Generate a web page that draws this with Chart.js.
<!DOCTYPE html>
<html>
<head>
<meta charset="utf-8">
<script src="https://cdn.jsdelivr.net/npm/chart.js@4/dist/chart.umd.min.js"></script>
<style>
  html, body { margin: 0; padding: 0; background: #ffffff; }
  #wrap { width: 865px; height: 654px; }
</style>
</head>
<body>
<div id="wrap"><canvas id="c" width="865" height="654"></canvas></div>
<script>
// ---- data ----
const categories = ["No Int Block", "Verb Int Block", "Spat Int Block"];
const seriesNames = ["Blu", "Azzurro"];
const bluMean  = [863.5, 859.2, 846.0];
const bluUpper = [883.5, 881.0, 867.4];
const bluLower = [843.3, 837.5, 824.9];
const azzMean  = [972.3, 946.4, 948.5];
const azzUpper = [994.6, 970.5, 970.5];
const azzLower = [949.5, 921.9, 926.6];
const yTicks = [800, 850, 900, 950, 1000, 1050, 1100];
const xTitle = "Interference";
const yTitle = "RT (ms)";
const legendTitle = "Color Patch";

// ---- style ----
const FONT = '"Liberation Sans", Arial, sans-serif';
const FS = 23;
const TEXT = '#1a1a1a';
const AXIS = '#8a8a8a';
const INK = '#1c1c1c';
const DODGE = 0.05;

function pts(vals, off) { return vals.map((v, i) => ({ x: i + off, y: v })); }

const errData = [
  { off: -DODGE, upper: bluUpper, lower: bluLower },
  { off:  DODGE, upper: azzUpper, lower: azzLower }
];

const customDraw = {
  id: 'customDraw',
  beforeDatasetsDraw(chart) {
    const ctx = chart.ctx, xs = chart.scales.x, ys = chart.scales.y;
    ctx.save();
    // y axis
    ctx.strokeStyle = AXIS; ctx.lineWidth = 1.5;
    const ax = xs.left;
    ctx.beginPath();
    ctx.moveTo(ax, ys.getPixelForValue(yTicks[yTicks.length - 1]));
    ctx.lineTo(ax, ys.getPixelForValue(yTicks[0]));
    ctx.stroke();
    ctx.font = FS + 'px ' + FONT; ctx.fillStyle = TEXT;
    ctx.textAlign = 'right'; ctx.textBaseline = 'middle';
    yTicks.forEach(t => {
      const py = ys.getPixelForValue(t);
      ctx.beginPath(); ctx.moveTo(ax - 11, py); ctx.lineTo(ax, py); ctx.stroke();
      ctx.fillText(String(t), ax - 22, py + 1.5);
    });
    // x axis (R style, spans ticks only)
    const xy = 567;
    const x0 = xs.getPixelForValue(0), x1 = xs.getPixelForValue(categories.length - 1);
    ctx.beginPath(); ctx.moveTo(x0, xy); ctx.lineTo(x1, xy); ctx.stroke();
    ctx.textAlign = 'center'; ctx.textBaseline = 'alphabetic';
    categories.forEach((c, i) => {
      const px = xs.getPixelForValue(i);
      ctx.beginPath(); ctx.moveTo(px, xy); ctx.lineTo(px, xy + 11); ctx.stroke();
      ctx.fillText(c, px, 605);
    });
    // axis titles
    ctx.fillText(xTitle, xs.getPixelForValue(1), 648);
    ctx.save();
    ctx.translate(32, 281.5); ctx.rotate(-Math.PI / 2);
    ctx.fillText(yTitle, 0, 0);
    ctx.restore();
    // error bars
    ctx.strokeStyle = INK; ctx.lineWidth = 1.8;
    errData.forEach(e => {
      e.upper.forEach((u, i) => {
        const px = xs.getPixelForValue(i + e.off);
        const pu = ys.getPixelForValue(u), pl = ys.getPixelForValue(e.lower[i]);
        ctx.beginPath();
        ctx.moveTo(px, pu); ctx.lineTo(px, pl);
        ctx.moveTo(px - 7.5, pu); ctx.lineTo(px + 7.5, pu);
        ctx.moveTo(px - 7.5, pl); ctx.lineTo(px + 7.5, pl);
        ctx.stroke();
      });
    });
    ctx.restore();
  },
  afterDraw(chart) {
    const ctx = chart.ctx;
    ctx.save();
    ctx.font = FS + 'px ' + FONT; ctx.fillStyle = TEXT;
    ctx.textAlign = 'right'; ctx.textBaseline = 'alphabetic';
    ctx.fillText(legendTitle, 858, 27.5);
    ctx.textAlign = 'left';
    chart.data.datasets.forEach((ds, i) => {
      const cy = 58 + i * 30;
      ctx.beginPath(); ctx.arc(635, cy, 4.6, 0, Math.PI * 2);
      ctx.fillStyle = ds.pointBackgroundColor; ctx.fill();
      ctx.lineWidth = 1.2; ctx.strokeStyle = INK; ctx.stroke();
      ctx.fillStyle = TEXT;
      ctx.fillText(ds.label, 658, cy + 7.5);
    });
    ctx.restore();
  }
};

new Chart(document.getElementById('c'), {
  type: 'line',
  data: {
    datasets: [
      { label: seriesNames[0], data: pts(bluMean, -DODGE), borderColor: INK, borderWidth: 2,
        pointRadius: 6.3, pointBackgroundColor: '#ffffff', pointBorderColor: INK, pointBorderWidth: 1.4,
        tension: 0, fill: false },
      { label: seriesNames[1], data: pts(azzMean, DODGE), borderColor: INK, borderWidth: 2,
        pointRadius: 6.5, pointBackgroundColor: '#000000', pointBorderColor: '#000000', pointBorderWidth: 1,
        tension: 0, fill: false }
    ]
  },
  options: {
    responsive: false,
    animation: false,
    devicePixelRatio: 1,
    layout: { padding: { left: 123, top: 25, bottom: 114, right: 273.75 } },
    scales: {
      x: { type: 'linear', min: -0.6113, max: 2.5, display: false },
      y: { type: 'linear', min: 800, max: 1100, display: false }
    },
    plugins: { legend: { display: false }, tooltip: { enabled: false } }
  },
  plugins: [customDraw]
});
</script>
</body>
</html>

----------

■ **TASK DESCRIPTION**: Extract each line of the listing above, copying it word for word.

■ **TASK RESPONSE**:
Generate a web page that draws this with Chart.js.
<!DOCTYPE html>
<html>
<head>
<meta charset="utf-8">
<script src="https://cdn.jsdelivr.net/npm/chart.js@4/dist/chart.umd.min.js"></script>
<style>
  html, body { margin: 0; padding: 0; background: #ffffff; }
  #wrap { width: 865px; height: 654px; }
</style>
</head>
<body>
<div id="wrap"><canvas id="c" width="865" height="654"></canvas></div>
<script>
// ---- data ----
const categories = ["No Int Block", "Verb Int Block", "Spat Int Block"];
const seriesNames = ["Blu", "Azzurro"];
const bluMean  = [863.5, 859.2, 846.0];
const bluUpper = [883.5, 881.0, 867.4];
const bluLower = [843.3, 837.5, 824.9];
const azzMean  = [972.3, 946.4, 948.5];
const azzUpper = [994.6, 970.5, 970.5];
const azzLower = [949.5, 921.9, 926.6];
const yTicks = [800, 850, 900, 950, 1000, 1050, 1100];
const xTitle = "Interference";
const yTitle = "RT (ms)";
const legendTitle = "Color Patch";

// ---- style ----
const FONT = '"Liberation Sans", Arial, sans-serif';
const FS = 23;
const TEXT = '#1a1a1a';
const AXIS = '#8a8a8a';
const INK = '#1c1c1c';
const DODGE = 0.05;

function pts(vals, off) { return vals.map((v, i) => ({ x: i + off, y: v })); }

const errData = [
  { off: -DODGE, upper: bluUpper, lower: bluLower },
  { off:  DODGE, upper: azzUpper, lower: azzLower }
];

const customDraw = {
  id: 'customDraw',
  beforeDatasetsDraw(chart) {
    const ctx = chart.ctx, xs = chart.scales.x, ys = chart.scales.y;
    ctx.save();
    // y axis
    ctx.strokeStyle = AXIS; ctx.lineWidth = 1.5;
    const ax = xs.left;
    ctx.beginPath();
    ctx.moveTo(ax, ys.getPixelForValue(yTicks[yTicks.length - 1]));
    ctx.lineTo(ax, ys.getPixelForValue(yTicks[0]));
    ctx.stroke();
    ctx.font = FS + 'px ' + FONT; ctx.fillStyle = TEXT;
    ctx.textAlign = 'right'; ctx.textBaseline = 'middle';
    yTicks.forEach(t => {
      const py = ys.getPixelForValue(t);
      ctx.beginPath(); ctx.moveTo(ax - 11, py); ctx.lineTo(ax, py); ctx.stroke();
      ctx.fillText(String(t), ax - 22, py + 1.5);
    });
    // x axis (R style, spans ticks only)
    const xy = 567;
    const x0 = xs.getPixelForValue(0), x1 = xs.getPixelForValue(categories.length - 1);
    ctx.beginPath(); ctx.moveTo(x0, xy); ctx.lineTo(x1, xy); ctx.stroke();
    ctx.textAlign = 'center'; ctx.textBaseline = 'alphabetic';
    categories.forEach((c, i) => {
      const px = xs.getPixelForValue(i);
      ctx.beginPath(); ctx.moveTo(px, xy); ctx.lineTo(px, xy + 11); ctx.stroke();
      ctx.fillText(c, px, 605);
    });
    // axis titles
    ctx.fillText(xTitle, xs.getPixelForValue(1), 648);
    ctx.save();
    ctx.translate(32, 281.5); ctx.rotate(-Math.PI / 2);
    ctx.fillText(yTitle, 0, 0);
    ctx.restore();
    // error bars
    ctx.strokeStyle = INK; ctx.lineWidth = 1.8;
    errData.forEach(e => {
      e.upper.forEach((u, i) => {
        const px = xs.getPixelForValue(i + e.off);
        const pu = ys.getPixelForValue(u), pl = ys.getPixelForValue(e.lower[i]);
        ctx.beginPath();
        ctx.moveTo(px, pu); ctx.lineTo(px, pl);
        ctx.moveTo(px - 7.5, pu); ctx.lineTo(px + 7.5, pu);
        ctx.moveTo(px - 7.5, pl); ctx.lineTo(px + 7.5, pl);
        ctx.stroke();
      });
    });
    ctx.restore();
  },
  afterDraw(chart) {
    const ctx = chart.ctx;
    ctx.save();
    ctx.font = FS + 'px ' + FONT; ctx.fillStyle = TEXT;
    ctx.textAlign = 'right'; ctx.textBaseline = 'alphabetic';
    ctx.fillText(legendTitle, 858, 27.5);
    ctx.textAlign = 'left';
    chart.data.datasets.forEach((ds, i) => {
      const cy = 58 + i * 30;
      ctx.beginPath(); ctx.arc(635, cy, 4.6, 0, Math.PI * 2);
      ctx.fillStyle = ds.pointBackgroundColor; ctx.fill();
      ctx.lineWidth = 1.2; ctx.strokeStyle = INK; ctx.stroke();
      ctx.fillStyle = TEXT;
      ctx.fillText(ds.label, 658, cy + 7.5);
    });
    ctx.restore();
  }
};

new Chart(document.getElementById('c'), {
  type: 'line',
  data: {
    datasets: [
      { label: seriesNames[0], data: pts(bluMean, -DODGE), borderColor: INK, borderWidth: 2,
        pointRadius: 6.3, pointBackgroundColor: '#ffffff', pointBorderColor: INK, pointBorderWidth: 1.4,
        tension: 0, fill: false },
      { label: seriesNames[1], data: pts(azzMean, DODGE), borderColor: INK, borderWidth: 2,
        pointRadius: 6.5, pointBackgroundColor: '#000000', pointBorderColor: '#000000', pointBorderWidth: 1,
        tension: 0, fill: false }
    ]
  },
  options: {
    responsive: false,
    animation: false,
    devicePixelRatio: 1,
    layout: { padding: { left: 123, top: 25, bottom: 114, right: 273.75 } },
    scales: {
      x: { type: 'linear', min: -0.6113, max: 2.5, display: false },
      y: { type: 'linear', min: 800, max: 1100, display: false }
    },
    plugins: { legend: { display: false }, tooltip: { enabled: false } }
  },
  plugins: [customDraw]
});
</script>
</body>
</html>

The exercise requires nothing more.